start Dataset content

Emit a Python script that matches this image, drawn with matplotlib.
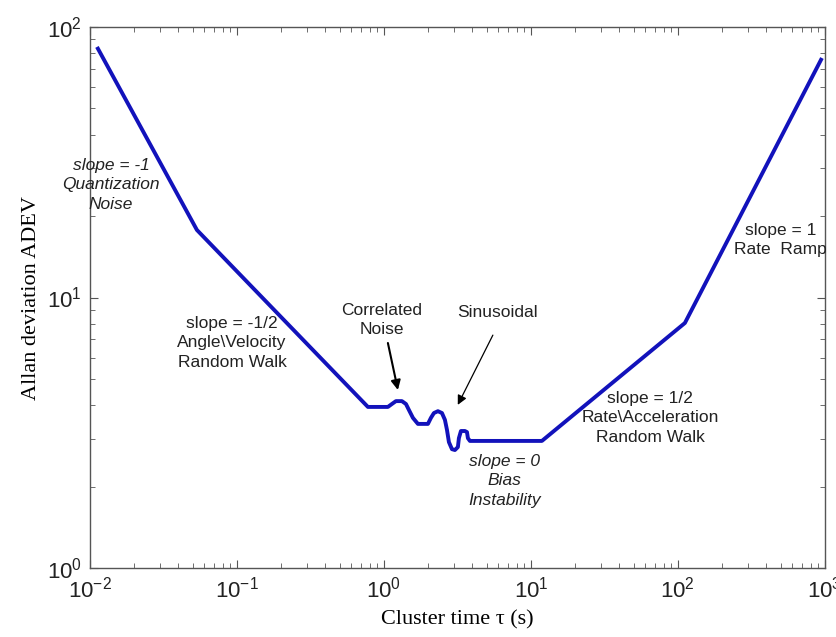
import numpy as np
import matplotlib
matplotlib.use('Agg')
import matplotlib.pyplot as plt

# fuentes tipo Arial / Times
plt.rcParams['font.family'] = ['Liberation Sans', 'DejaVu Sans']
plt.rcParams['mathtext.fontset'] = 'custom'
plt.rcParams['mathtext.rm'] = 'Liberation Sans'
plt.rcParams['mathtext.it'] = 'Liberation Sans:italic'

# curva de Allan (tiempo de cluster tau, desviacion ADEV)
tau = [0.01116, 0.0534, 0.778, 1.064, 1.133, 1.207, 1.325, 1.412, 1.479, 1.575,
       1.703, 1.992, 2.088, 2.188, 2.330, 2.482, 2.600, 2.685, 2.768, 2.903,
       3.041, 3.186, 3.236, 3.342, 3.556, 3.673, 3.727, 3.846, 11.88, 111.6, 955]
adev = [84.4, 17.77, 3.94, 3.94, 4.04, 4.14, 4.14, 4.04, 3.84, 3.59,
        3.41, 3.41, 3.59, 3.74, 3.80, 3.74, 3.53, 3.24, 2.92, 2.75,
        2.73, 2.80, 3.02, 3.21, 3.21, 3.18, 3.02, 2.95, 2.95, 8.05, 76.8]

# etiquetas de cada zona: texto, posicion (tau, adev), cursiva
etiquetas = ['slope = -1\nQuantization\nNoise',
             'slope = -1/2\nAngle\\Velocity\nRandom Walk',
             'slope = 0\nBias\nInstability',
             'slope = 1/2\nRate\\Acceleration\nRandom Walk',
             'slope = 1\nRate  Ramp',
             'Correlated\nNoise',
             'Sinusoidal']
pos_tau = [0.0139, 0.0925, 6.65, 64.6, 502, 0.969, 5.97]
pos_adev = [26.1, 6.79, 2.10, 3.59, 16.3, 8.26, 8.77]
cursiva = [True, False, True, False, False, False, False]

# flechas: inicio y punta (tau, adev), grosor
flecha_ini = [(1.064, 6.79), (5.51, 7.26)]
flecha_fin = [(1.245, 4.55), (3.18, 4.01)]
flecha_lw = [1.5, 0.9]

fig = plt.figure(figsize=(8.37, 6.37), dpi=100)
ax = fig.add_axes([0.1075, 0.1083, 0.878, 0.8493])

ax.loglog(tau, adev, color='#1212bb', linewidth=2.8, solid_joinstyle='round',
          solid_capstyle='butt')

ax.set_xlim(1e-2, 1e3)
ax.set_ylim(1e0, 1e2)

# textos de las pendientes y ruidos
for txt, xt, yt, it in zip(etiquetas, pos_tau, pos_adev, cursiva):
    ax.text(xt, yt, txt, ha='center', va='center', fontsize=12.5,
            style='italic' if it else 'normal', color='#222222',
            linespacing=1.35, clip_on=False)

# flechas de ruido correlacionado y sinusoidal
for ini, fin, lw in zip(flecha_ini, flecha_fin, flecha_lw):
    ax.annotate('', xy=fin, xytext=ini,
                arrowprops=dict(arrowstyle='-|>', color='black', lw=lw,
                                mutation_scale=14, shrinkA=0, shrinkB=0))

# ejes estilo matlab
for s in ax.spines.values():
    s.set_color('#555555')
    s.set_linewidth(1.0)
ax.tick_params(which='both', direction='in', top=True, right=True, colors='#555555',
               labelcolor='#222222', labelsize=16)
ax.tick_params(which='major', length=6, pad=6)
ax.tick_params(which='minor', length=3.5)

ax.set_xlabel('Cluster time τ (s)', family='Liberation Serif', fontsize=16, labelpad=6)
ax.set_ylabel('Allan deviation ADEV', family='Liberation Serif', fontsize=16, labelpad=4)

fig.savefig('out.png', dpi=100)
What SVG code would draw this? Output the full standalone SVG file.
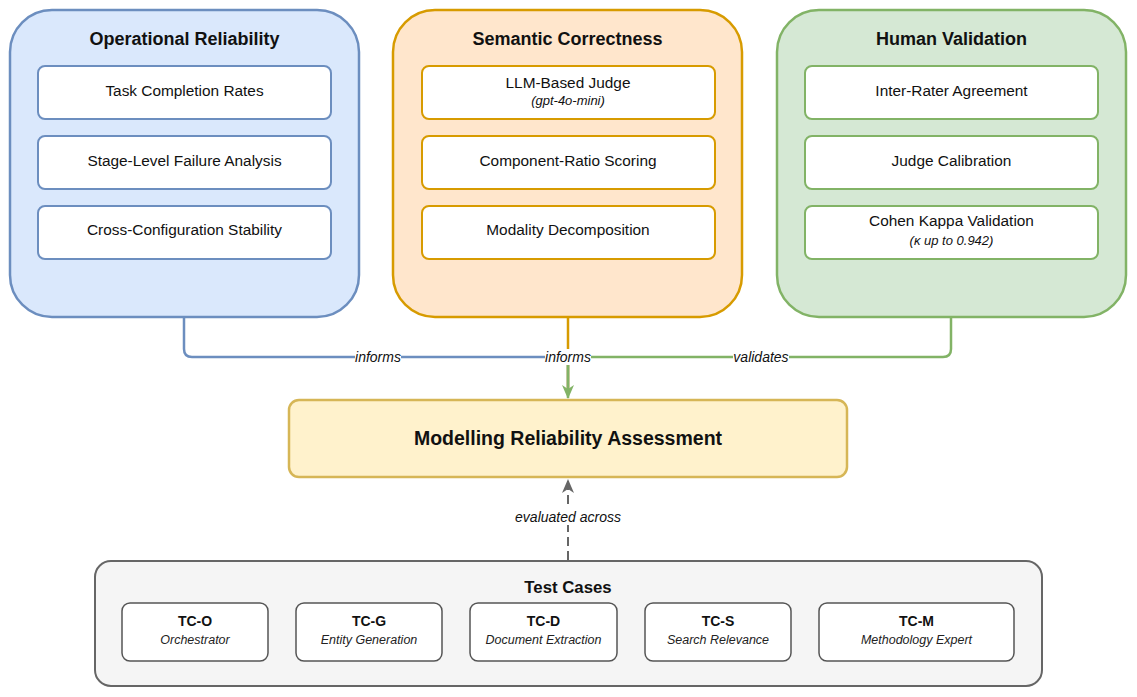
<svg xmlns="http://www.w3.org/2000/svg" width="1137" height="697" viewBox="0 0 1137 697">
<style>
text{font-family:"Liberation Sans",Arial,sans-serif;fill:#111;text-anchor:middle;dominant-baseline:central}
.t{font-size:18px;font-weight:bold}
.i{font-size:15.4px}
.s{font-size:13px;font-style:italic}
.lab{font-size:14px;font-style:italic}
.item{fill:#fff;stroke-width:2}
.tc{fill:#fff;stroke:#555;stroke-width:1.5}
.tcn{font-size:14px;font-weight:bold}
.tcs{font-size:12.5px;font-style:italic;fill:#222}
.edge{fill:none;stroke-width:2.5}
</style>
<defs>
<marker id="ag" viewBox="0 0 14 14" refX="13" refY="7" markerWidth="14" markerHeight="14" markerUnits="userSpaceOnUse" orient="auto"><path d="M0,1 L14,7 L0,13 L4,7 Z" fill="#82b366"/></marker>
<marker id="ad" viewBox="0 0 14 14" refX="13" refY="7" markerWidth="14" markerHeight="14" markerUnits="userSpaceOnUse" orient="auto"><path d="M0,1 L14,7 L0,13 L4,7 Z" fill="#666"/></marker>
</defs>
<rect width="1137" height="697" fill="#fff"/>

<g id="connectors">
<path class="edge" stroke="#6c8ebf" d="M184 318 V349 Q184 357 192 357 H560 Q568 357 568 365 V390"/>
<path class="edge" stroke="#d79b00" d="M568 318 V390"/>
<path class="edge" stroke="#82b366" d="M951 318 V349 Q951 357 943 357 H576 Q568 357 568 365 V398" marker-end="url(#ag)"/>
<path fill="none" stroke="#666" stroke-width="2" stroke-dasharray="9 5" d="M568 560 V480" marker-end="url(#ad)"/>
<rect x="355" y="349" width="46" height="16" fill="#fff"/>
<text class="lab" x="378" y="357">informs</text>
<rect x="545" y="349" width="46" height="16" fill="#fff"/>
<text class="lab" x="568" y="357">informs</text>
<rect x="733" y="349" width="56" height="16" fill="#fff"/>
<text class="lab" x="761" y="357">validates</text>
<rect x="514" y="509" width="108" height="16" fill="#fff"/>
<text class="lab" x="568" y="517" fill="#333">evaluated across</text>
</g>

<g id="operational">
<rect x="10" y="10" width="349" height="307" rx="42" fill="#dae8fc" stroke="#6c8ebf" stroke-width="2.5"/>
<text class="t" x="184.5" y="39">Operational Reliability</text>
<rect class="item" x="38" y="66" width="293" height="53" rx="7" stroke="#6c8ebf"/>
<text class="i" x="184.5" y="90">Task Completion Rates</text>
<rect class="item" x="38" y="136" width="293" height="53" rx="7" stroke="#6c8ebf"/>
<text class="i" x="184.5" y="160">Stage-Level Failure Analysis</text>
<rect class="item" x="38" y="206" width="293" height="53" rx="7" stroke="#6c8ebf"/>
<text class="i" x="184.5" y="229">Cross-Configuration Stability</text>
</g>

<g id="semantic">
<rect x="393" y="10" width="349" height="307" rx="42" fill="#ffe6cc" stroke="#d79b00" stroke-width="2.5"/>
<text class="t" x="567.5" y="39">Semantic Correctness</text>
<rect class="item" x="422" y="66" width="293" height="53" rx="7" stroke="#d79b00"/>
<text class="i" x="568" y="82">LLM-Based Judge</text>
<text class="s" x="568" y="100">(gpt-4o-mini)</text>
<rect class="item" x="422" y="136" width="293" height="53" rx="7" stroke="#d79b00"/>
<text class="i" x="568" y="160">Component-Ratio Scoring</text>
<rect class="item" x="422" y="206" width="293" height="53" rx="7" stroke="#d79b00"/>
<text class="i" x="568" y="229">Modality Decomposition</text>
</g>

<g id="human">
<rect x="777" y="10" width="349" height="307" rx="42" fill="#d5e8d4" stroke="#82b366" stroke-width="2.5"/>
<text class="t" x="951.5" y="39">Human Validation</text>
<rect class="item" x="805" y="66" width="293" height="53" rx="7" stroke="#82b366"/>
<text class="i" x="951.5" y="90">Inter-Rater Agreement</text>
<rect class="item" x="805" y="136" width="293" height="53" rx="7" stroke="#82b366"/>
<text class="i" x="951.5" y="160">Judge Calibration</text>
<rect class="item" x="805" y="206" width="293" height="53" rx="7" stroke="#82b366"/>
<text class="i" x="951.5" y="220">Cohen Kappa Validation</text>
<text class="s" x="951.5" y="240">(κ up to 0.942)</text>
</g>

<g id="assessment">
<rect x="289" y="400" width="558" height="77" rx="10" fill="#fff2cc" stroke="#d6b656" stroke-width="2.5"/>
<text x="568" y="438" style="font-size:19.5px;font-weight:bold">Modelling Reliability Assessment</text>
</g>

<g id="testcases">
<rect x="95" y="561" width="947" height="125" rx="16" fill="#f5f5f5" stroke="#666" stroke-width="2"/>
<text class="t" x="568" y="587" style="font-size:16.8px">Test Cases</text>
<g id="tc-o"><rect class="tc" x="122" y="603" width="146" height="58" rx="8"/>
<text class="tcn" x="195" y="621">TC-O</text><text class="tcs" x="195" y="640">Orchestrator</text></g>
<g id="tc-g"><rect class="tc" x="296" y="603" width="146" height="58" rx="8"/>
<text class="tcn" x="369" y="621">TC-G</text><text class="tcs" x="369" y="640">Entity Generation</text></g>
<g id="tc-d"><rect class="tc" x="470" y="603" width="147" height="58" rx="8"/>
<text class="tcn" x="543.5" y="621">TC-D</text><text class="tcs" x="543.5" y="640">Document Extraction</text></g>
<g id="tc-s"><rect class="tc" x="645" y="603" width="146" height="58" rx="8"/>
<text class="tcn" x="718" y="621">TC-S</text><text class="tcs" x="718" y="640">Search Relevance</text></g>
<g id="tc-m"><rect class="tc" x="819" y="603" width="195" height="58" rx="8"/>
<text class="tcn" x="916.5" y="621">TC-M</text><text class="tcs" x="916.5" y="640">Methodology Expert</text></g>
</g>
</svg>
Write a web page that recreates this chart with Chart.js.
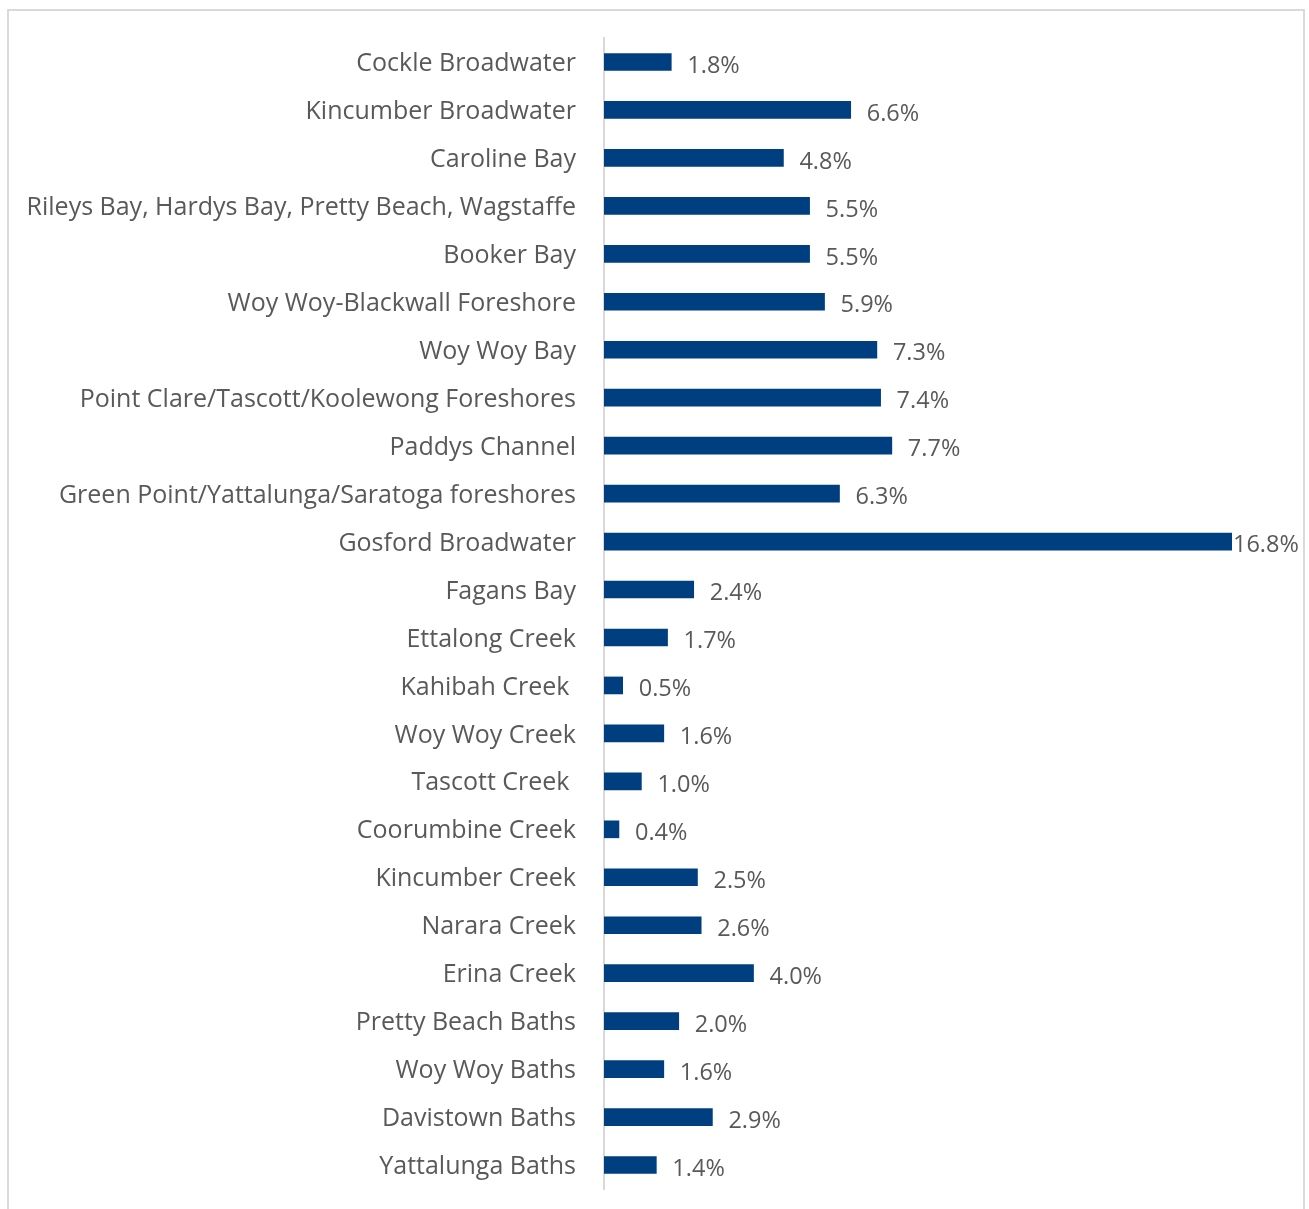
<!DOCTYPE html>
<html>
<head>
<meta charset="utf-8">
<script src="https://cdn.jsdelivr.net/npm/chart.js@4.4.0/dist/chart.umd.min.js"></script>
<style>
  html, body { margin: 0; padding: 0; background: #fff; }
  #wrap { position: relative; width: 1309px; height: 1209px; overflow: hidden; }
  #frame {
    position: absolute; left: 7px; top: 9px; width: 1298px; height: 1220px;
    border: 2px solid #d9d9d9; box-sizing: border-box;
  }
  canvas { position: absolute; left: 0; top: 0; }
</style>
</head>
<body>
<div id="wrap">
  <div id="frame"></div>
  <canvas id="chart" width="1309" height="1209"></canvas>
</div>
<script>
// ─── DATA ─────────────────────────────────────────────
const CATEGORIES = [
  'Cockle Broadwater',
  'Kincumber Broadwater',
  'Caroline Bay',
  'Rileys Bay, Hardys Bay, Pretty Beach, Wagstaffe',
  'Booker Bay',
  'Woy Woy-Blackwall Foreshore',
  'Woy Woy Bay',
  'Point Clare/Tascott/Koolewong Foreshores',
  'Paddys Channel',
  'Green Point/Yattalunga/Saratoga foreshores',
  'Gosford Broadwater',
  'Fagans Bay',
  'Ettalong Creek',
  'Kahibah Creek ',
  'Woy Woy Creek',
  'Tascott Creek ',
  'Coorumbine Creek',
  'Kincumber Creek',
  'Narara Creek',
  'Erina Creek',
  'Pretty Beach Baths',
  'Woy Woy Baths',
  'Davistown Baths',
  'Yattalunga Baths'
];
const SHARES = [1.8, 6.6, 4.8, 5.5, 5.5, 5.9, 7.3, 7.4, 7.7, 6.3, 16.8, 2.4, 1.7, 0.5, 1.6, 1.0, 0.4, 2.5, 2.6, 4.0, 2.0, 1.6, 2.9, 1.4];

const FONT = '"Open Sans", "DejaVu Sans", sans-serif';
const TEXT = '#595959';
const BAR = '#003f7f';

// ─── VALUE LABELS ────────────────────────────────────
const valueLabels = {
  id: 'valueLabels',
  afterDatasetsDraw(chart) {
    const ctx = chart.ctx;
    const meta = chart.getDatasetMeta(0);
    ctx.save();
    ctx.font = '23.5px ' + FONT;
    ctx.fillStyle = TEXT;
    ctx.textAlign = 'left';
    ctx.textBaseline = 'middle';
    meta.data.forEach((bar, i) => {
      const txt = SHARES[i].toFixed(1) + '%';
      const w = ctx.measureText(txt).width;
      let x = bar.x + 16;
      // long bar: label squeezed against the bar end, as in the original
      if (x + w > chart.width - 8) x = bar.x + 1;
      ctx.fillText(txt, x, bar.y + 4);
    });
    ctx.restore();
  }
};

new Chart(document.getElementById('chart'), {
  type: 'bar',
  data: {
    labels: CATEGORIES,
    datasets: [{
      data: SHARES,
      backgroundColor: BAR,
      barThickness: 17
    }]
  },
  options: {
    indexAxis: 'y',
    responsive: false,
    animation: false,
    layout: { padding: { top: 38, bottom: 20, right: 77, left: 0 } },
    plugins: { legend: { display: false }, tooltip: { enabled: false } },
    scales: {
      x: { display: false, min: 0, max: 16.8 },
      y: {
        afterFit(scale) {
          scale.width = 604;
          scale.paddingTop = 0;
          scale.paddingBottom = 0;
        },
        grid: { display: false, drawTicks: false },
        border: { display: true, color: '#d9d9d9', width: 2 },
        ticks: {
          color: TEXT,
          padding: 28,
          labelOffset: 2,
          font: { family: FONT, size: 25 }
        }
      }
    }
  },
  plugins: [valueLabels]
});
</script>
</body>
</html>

end Dataset content

What you should do → How many lines in the listing contain "this"? Answer with the number alone.

Answer in full → 3